I am a friend of his daughter Amy and I have known Bill now for 20 years, a newbie in fine company. I first met Bill when he was escorting Amy, his seventh child, to college in Santa Cruz. How many people would still be so involved? The seventh child at an out-of-town school?! I remember he seemed bemused and proud. Bill was quick to reassure his youngest child branching out on her own, steer clear of Jay’s tending to the minutiae of dorm details, and befriend me, the girl who didn’t know a soul at the new school. When I last saw Bill at the Villa Gardens, he was the same: bemused, diplomatic, and ready to engage in some friendly conversation. Bill always remembered details -job, house, family, travel, books, music - a classic ad man with an encyclopedic range of charm to make you feel comfortable, liked, and important.

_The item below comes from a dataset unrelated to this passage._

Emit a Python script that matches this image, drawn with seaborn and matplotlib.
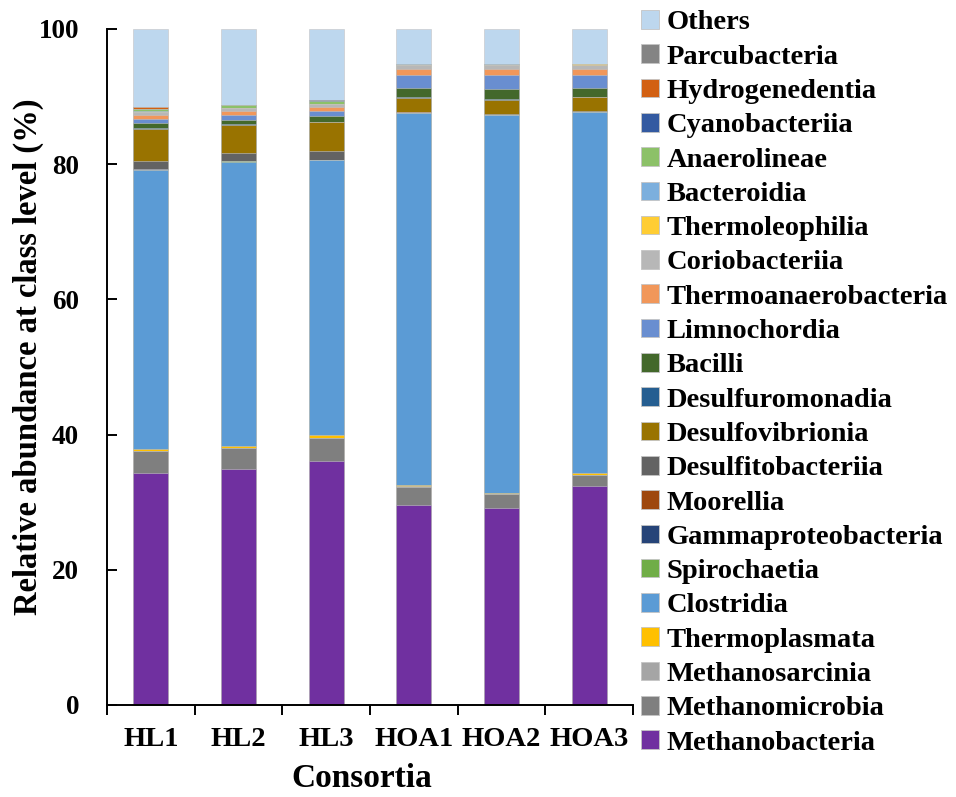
import matplotlib
matplotlib.use("Agg")
import matplotlib.pyplot as plt
from matplotlib.patches import Patch
from matplotlib.ticker import FixedLocator, NullFormatter
import numpy as np
import seaborn as sns

samples = ["HL1", "HL2", "HL3", "HOA1", "HOA2", "HOA3"]

# Relative abundance (%) of each class, per consortium (stack order bottom -> top)
methanobacteria = [34.3, 34.9, 36.1, 29.6, 29.1, 32.4]
methanomicrobia = [3.3, 3.1, 3.4, 2.65, 2.1, 1.6]
methanosarcinia = [0.02, 0.02, 0.05, 0.1, 0.02, 0.02]
thermoplasmata = [0.28, 0.3, 0.35, 0.2, 0.2, 0.25]
clostridia = [41.2, 41.95, 40.66, 55.0, 55.8, 53.4]
spirochaetia = [0.02, 0.14, 0.02, 0.02, 0.02, 0.02]
gammaproteobacteria = [0.15, 0.02, 0.02, 0.05, 0.02, 0.02]
moorellia = [0.02, 0.02, 0.02, 0.05, 0.02, 0.02]
desulfitobacteriia = [1.18, 1.24, 1.31, 0.12, 0.15, 0.15]
desulfovibrionia = [4.74, 4.04, 4.36, 2.05, 2.07, 2.08]
desulfuromonadia = [0.19, 0.15, 0.02, 0.05, 0.19, 0.05]
bacilli = [0.65, 0.64, 0.84, 1.43, 1.43, 1.32]
limnochordia = [0.64, 0.74, 0.71, 1.94, 2.12, 1.92]
thermoanaerobacteria = [0.59, 0.59, 0.59, 0.76, 0.91, 0.79]
coriobacteriia = [0.49, 0.44, 0.43, 0.7, 0.57, 0.69]
thermoleophilia = [0.02, 0.02, 0.02, 0.02, 0.02, 0.02]
bacteroidia = [0.03, 0.03, 0.03, 0.03, 0.03, 0.03]
anaerolineae = [0.35, 0.40, 0.49, 0.02, 0.02, 0.02]
cyanobacteriia = [0.02, 0.02, 0.02, 0.02, 0.02, 0.02]
hydrogenedentia = [0.24, 0.02, 0.02, 0.02, 0.02, 0.02]
parcubacteria = [0.02, 0.02, 0.02, 0.02, 0.02, 0.02]
others = [11.55, 11.2, 10.5, 5.15, 5.15, 5.15]

classes = [
    ("Methanobacteria", methanobacteria, "#7030A0"),
    ("Methanomicrobia", methanomicrobia, "#7F7F7F"),
    ("Methanosarcinia", methanosarcinia, "#A5A5A5"),
    ("Thermoplasmata", thermoplasmata, "#FFC000"),
    ("Clostridia", clostridia, "#5B9BD5"),
    ("Spirochaetia", spirochaetia, "#70AD47"),
    ("Gammaproteobacteria", gammaproteobacteria, "#264478"),
    ("Moorellia", moorellia, "#9E480E"),
    ("Desulfitobacteriia", desulfitobacteriia, "#636363"),
    ("Desulfovibrionia", desulfovibrionia, "#997300"),
    ("Desulfuromonadia", desulfuromonadia, "#255E91"),
    ("Bacilli", bacilli, "#43682B"),
    ("Limnochordia", limnochordia, "#698ED0"),
    ("Thermoanaerobacteria", thermoanaerobacteria, "#F1975A"),
    ("Coriobacteriia", coriobacteriia, "#B7B7B7"),
    ("Thermoleophilia", thermoleophilia, "#FFCD33"),
    ("Bacteroidia", bacteroidia, "#7CAFDD"),
    ("Anaerolineae", anaerolineae, "#8CC168"),
    ("Cyanobacteriia", cyanobacteriia, "#335AA1"),
    ("Hydrogenedentia", hydrogenedentia, "#D26012"),
    ("Parcubacteria", parcubacteria, "#848484"),
    ("Others", others, "#BDD7EE"),
]

sns.set_theme(style="white")
plt.rcParams["font.family"] = ["Liberation Serif", "DejaVu Serif"]
plt.rcParams["font.weight"] = "bold"
plt.rcParams["axes.labelweight"] = "bold"
for key in ("text.color", "axes.labelcolor", "xtick.color", "ytick.color"):
    plt.rcParams[key] = "black"

W, H = 956, 797
fig = plt.figure(figsize=(W / 100, H / 100), dpi=100)
ax = fig.add_axes([107 / W, 1 - 705 / H, (633 - 107) / W, (705 - 29) / H])

# cumulative tops; draw tallest first so each lower class overlays it
tops = np.cumsum(np.array([vals for _, vals, _ in classes], dtype=float), axis=0)
edge = "#C4C4C4"
for i in reversed(range(len(classes))):
    sns.barplot(x=samples, y=tops[i], color=classes[i][2], width=0.4,
                saturation=1, edgecolor=edge, linewidth=0.4, ax=ax)

ax.set_xlim(-0.5, len(samples) - 0.5)
ax.set_ylim(0, 100)
ax.set_yticks([0, 20, 40, 60, 80, 100])
ax.set_yticklabels(["0", "20", "40", "60", "80", "100"])
ax.set_xticks(range(len(samples)))
ax.set_xticklabels(samples)
ax.xaxis.set_minor_locator(FixedLocator(np.arange(-0.5, len(samples), 1.0)))
ax.xaxis.set_minor_formatter(NullFormatter())

for side in ("top", "right"):
    ax.spines[side].set_visible(False)
for side in ("left", "bottom"):
    ax.spines[side].set_color("black")
    ax.spines[side].set_linewidth(1.4)

ax.tick_params(axis="y", direction="in", length=7, width=1.4, color="black",
               labelcolor="black", pad=20, labelsize=19.5, left=True)
ax.tick_params(axis="x", which="major", length=0, pad=16, labelsize=20.5,
               labelcolor="black")
ax.tick_params(axis="x", which="minor", direction="out", length=7, width=1.4,
               color="black", bottom=True)

ax.set_xlabel("Consortia", fontsize=24, fontweight="bold", color="black")
ax.xaxis.set_label_coords((362 - 107) / 526, -58 / 676)
ax.set_ylabel("Relative abundance at class level (%)", fontsize=23.5,
              fontweight="bold", color="black")
ax.yaxis.set_label_coords((44 - 107) / 526, (705 - 357) / 676)

handles = [Patch(facecolor=c, edgecolor=edge, linewidth=0.6, label=n)
           for n, _, c in reversed(classes)]
leg = fig.legend(handles=handles, loc="upper left",
                 bbox_to_anchor=(641 / W, 1 - 10 / H), frameon=False,
                 fontsize=20.5, handlelength=0.63, handleheight=0.63,
                 handletextpad=0.28, labelspacing=0.315, borderpad=0,
                 borderaxespad=0)
for t in leg.get_texts():
    t.set_color("black")

fig.savefig("out.png", dpi=100)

When I think of Bill, I think of a man honored to be a family man, a dedicated and loving husband, an amazing father, and great friend to many; a fast wit with a strong moral compass. Other people knew Bill better than I do. But what I do know is that I can speak about the legacy of Bill: his children. They are an amazing family with much to be proud of. My great friend Amy has been finely shaped by the hand of Bill. She is intelligent, highly principled, funny, always doing the right thing for the right reason and the go to person for many of us in a time of need. Amy is the best friend anyone could ask for and I know that it is Bill who has given her the strong foundation on which she leads her life. The best of Bill will live on in his wonderful family and I thank him for such a job well done.
So Bill, it is indeed true that what “Trenton makes, the world takes”.
I am out of the country so it is with great sadness and much love that I will be thinking of Bill and his family and friends on Saturday.
Sincerely, Amy Schulenberg
Posted by: Amy Schulenberg | November 02, 2007 at 06:41 AM
Pete:
My sincere condolences. He must have been an amazing man, because he raised an amazing son. May God bless and keep your father's soul and may His love comfort you and your family.
Posted by: Jim Nail | November 02, 2007 at 09:50 AM
Pete, I loved meeting your dad and talking of Hank's Hatfield heritage. He was so wise and knowing -- a person who lived a long, rich and loving life. I'm glad to know him through you. He's passed along much richness and passion. We're thinking of you!